Because these techniques are aimed at both individual students, adults and small groups, they can very easily be used without interrupting the flow of the class or workshop. These exercises are particularly useful in providing the instructor with feedback concerning students understanding and retention of material. A few examples are :

Jigsaw Group Projects - In jigsaw projects, each member of a group is asked to complete some discrete part of an assignment; when every member has completed his assigned task, the pieces can be joined together to form a finished project. For example, students divide into groups anywhere from 2 to 6. Each group is given an different article. Each student in the group is given a section to read and become expert on. At a designate time the students are asked to discuss their article and become experts on it.
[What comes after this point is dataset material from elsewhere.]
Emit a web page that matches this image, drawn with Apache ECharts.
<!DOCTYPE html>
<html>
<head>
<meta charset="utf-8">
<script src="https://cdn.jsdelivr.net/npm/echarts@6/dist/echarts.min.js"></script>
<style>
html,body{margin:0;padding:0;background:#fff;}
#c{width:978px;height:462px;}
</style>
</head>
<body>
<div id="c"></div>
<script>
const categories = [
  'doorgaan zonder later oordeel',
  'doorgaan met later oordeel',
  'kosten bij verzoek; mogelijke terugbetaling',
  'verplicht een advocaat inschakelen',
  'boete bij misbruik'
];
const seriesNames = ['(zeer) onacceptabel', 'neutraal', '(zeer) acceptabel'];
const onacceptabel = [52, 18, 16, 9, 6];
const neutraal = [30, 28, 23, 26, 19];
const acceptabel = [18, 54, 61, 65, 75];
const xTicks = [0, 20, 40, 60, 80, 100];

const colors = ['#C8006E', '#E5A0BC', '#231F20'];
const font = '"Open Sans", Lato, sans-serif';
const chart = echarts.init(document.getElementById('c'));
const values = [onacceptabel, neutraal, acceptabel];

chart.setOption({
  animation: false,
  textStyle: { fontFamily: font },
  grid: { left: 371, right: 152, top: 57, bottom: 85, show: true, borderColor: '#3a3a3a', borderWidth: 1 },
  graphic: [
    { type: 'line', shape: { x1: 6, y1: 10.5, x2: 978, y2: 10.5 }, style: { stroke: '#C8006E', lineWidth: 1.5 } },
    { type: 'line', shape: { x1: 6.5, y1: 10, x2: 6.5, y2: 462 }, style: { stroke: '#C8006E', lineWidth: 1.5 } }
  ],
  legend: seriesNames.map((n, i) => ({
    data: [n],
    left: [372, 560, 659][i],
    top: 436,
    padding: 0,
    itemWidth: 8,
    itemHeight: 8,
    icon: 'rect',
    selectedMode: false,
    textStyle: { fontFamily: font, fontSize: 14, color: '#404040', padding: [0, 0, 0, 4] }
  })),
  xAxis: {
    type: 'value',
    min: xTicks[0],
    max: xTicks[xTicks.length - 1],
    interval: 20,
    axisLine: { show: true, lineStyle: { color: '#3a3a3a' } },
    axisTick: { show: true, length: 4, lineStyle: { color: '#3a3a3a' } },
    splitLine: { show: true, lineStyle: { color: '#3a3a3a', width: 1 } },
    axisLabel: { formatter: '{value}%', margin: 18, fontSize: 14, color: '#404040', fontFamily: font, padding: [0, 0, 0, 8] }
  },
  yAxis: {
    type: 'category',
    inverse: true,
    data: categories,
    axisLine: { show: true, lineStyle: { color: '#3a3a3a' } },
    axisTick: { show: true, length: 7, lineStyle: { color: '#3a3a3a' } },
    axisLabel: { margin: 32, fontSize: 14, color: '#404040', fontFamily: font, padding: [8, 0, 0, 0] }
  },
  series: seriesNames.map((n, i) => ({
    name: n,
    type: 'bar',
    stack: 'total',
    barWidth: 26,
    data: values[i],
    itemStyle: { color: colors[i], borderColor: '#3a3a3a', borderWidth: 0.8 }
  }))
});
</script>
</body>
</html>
Then each group summarizes and teaches/reports what their article was about.

Panel Discussions - Panel discussions are especially useful when students are asked to give presentations or reports as a way of including the entire group in the presentation. Student groups are assigned a topic to research and asked to prepare presentations (note that this may readily be combined with the jigsaw method outlined above). Each panelist is then expected to make a very short presentation, before the floor is opened to questions from "the audience".
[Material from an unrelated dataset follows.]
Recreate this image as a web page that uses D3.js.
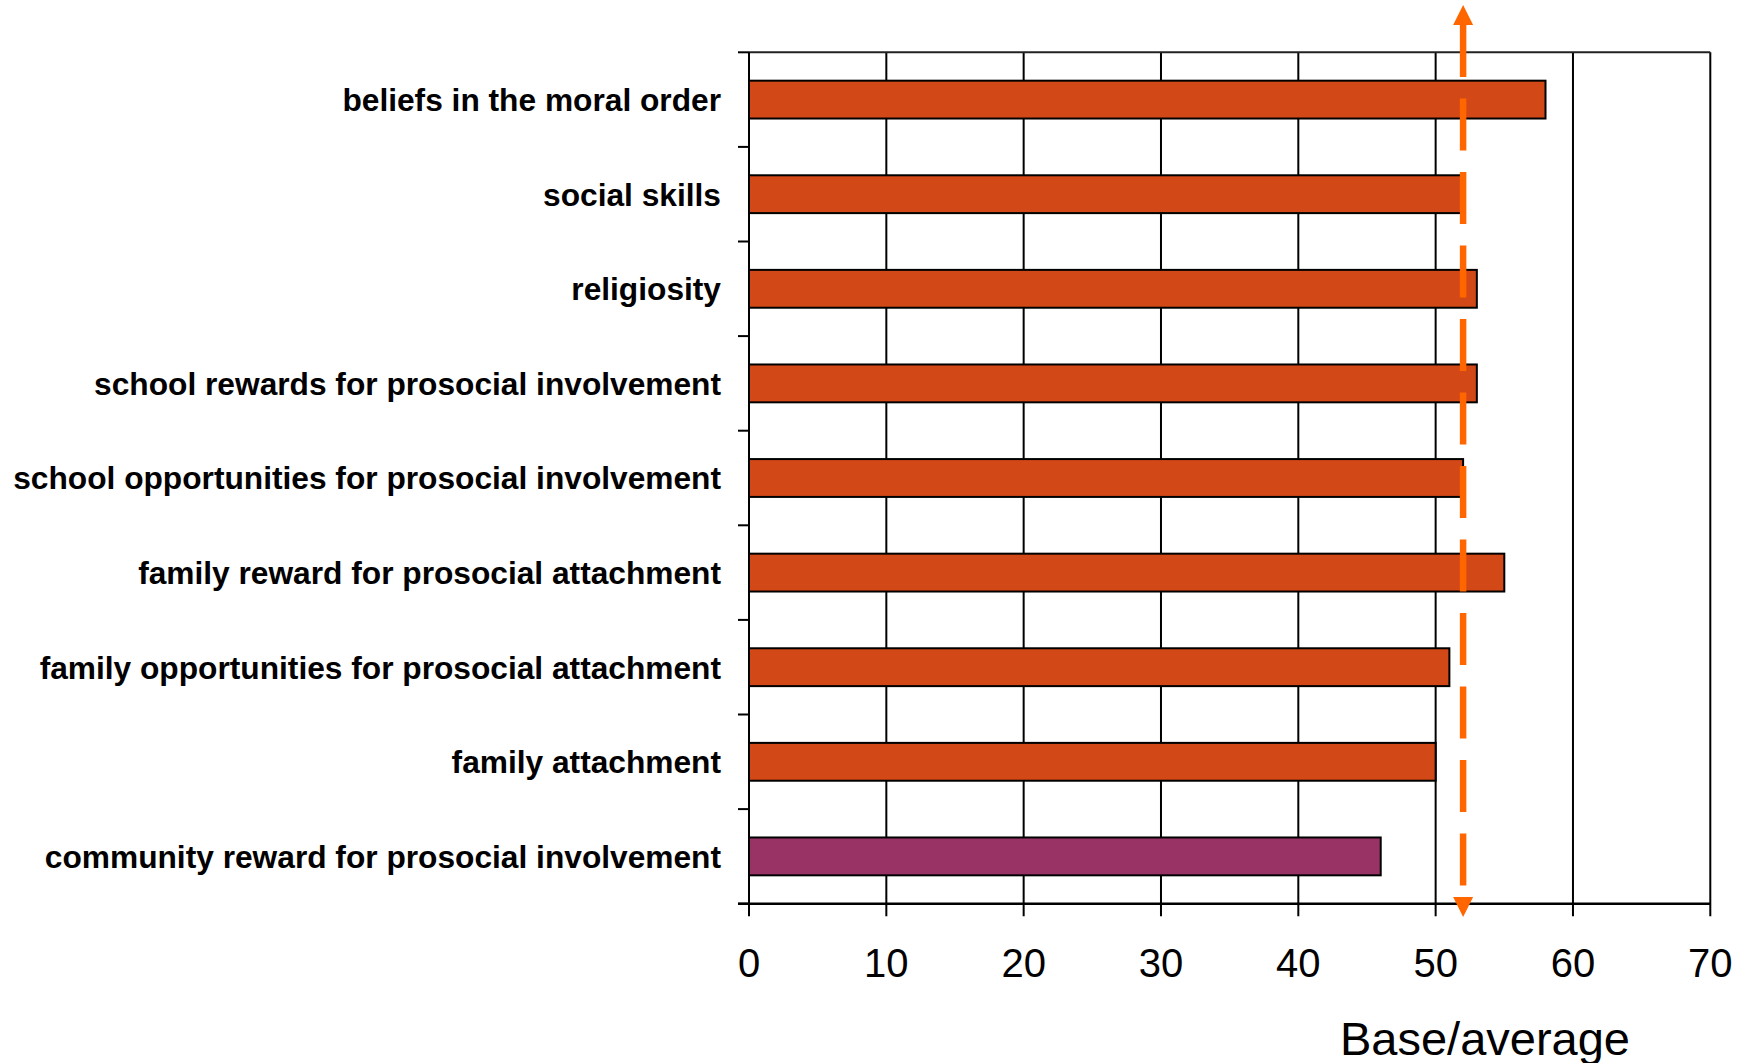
<!DOCTYPE html>
<html>

<head>
    <script type="text/javascript" src="https://d3js.org/d3.v7.min.js"></script>
    <style>
        body { margin: 0; background: #fff; }
    </style>
</head>

<body>
    <script>
        // categories from top to bottom and their scores
        var categories = [
            "beliefs in the moral order",
            "social skills",
            "religiosity",
            "school rewards for prosocial involvement",
            "school opportunities for prosocial involvement",
            "family reward for prosocial attachment",
            "family opportunities for prosocial attachment",
            "family attachment",
            "community reward for prosocial involvement"
        ];
        var values = [58, 52, 53, 53, 52, 55, 51, 50, 46];
        // the one bar drawn in the second colour
        var highlighted = ["community reward for prosocial involvement"];
        var xTicks = [0, 10, 20, 30, 40, 50, 60, 70];
        var average = 52;
        var axisTitle = "Base/average";

        var width = 1750;
        var height = 1063;
        // note: "top" is reserved by the window object, so use other names
        var plotLeft = 749, plotRight = 1710.3, plotTop = 52.3, plotBottom = 903.7;
        var font = '"Liberation Sans", Arial, sans-serif';

        var svg = d3.select('body').append('svg').attr('width', width).attr('height', height);

        var x = d3.scaleLinear().domain([0, 70]).range([plotLeft, plotRight]);
        var y = d3.scaleBand().domain(categories).range([plotTop, plotBottom])
            .paddingInner(0.6).paddingOuter(0.3);

        // vertical grid lines, they also work as the x ticks below the axis
        svg.selectAll('.grid')
            .data(xTicks)
            .enter()
            .append('line')
            .attr('x1', d => x(d)).attr('x2', d => x(d))
            .attr('y1', plotTop).attr('y2', plotBottom + 12.5)
            .attr('stroke', '#000').attr('stroke-width', 2);

        // top border
        svg.append('line')
            .attr('x1', plotLeft).attr('x2', plotRight)
            .attr('y1', plotTop).attr('y2', plotTop)
            .attr('stroke', '#222').attr('stroke-width', 2);

        // bars
        svg.selectAll('.bar')
            .data(categories)
            .enter()
            .append('rect')
            .attr('x', x(0))
            .attr('y', d => y(d))
            .attr('width', (d, i) => x(values[i]) - x(0))
            .attr('height', y.bandwidth())
            .attr('fill', d => highlighted.indexOf(d) >= 0 ? '#993366' : '#D34817')
            .attr('stroke', '#000').attr('stroke-width', 2);

        // left axis with ticks at band edges
        var step = y.step();
        var edges = d3.range(categories.length + 1).map(i => plotTop + i * step);
        svg.append('line')
            .attr('x1', plotLeft).attr('x2', plotLeft)
            .attr('y1', plotTop).attr('y2', plotBottom)
            .attr('stroke', '#000').attr('stroke-width', 2);
        svg.selectAll('.ytick')
            .data(edges)
            .enter()
            .append('line')
            .attr('x1', plotLeft - 11).attr('x2', plotLeft)
            .attr('y1', d => d).attr('y2', d => d)
            .attr('stroke', '#000').attr('stroke-width', 2);

        // bottom axis line
        svg.append('line')
            .attr('x1', plotLeft - 11).attr('x2', plotRight)
            .attr('y1', plotBottom).attr('y2', plotBottom)
            .attr('stroke', '#000').attr('stroke-width', 2.5);

        // category labels
        svg.selectAll('.label')
            .data(categories)
            .enter()
            .append('text')
            .attr('x', 721)
            .attr('y', d => y(d) + y.bandwidth() / 2 + 11.3)
            .attr('text-anchor', 'end')
            .style('font-family', font)
            .style('font-weight', 'bold')
            .style('font-size', '31.7px')
            .text(d => d);

        // x tick labels
        svg.selectAll('.xlabel')
            .data(xTicks)
            .enter()
            .append('text')
            .attr('x', d => x(d))
            .attr('y', 976.7)
            .attr('text-anchor', 'middle')
            .style('font-family', font)
            .style('font-size', '40px')
            .text(d => d);

        svg.append('text')
            .attr('x', 1485).attr('y', 1055)
            .attr('text-anchor', 'middle')
            .style('font-family', font)
            .style('font-size', '47px')
            .text(axisTitle);

        // average line: dashed with arrow heads at both ends
        var ax = x(average);
        var orange = '#FF6600';
        svg.append('line')
            .attr('x1', ax).attr('x2', ax)
            .attr('y1', 25).attr('y2', 897)
            .attr('stroke', orange).attr('stroke-width', 6.5)
            .attr('stroke-dasharray', '52,21.5');
        svg.append('path')
            .attr('d', 'M' + (ax - 10) + ',25L' + (ax + 10) + ',25L' + ax + ',5Z')
            .attr('fill', orange);
        svg.append('path')
            .attr('d', 'M' + (ax - 10) + ',897L' + (ax + 10) + ',897L' + ax + ',917Z')
            .attr('fill', orange);
    </script>
</body>

</html>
Debates - Actually a variation of the Panel Discussion, formal debates provide an structure for presentations when the subject matter easily divides into opposing views or ‘Pro’/‘Con’. Students are assigned to teams, given a position to defend, and then asked to present arguments in support of their position on the presentation day. The opposing team should be given an opportunity to rebut the argument(s) and, time permitting, the original presenters asked to respond to the rebuttal. This format is particularly useful in developing argumentation skills (in addition to teaching content).

Student Summary of Another Student's Answer - In order to promote active listening, after one student has volunteered an answer to your question, ask another student to summarize the first student's response. Many students hear little of what their classmates have to say, waiting instead for the instructor to either correct or repeat the answer. Having students summarize or repeat each other’s' contributions to the course both fosters active participation by all students and promotes the idea that learning is a shared enterprise. Given the possibility of being asked to repeat a classmates' comments, most students will listen more attentively to each other


Tasks used in performance-based assessment include essays, oral presentations, open-ended problems, hands-on problems, real-world simulations and other authentic tasks. Such tasks are concerned with problem solving and understanding. These tools ensure that assessment is an integral part of the learning-teaching process and that performance is assessed systematically according to planned criteria compatible with the teaching goals and made known to pupils beforehand. In broad terms, there are three types of performance-based assessment: performances, portfolios, and projects.

Rubrics -A rubric is a scoring tool outlining required criteria for a piece of work, or what is important to assess. It also indicates the weighting that has been determined for each criterion, based on its relative importance to the overall task, and describes what the performance would look like at different quality levels. If the pupils receive this before beginning the task, they can more easily internalize the criteria, understand how they will be assessed .
Rubrics can improve and monitor pupils’ performance, by clarifying teacher expectations. They increase validity, reliability and fairness in scoring. And are more objective and consistent Rubrics make teachers and pupils accountable and aware of the learning objectives. They are also easy to understand and use. Lastly they can be referred to in parent-teacher meetings and pupil-teacher conferences where performance is discussed.

A checklist or assessment list is a simpler version of a rubric, specifying the criteria. It only gives the highest level of performance, not all the performance levels.


Portfolios of students work: A portfolio is a purposeful collection of student work that shows the student's efforts, progress, and achievements. The portfolio should include the following:
  • Student participation in selecting contents.
  • Criteria for selection.
  • Criteria for judging merits.
Portfolios represent a collection of students' best work, student-selected samples of work experiences related to the outcomes being assessed, and documents according growth and development toward mastering identified outcomes (Paulson, F.L. Paulson, P.R. and Meyer, CA. (1991, February). "What Makes a Portfolio a Portfolio?" Educational Leadership, pp. 60-63.)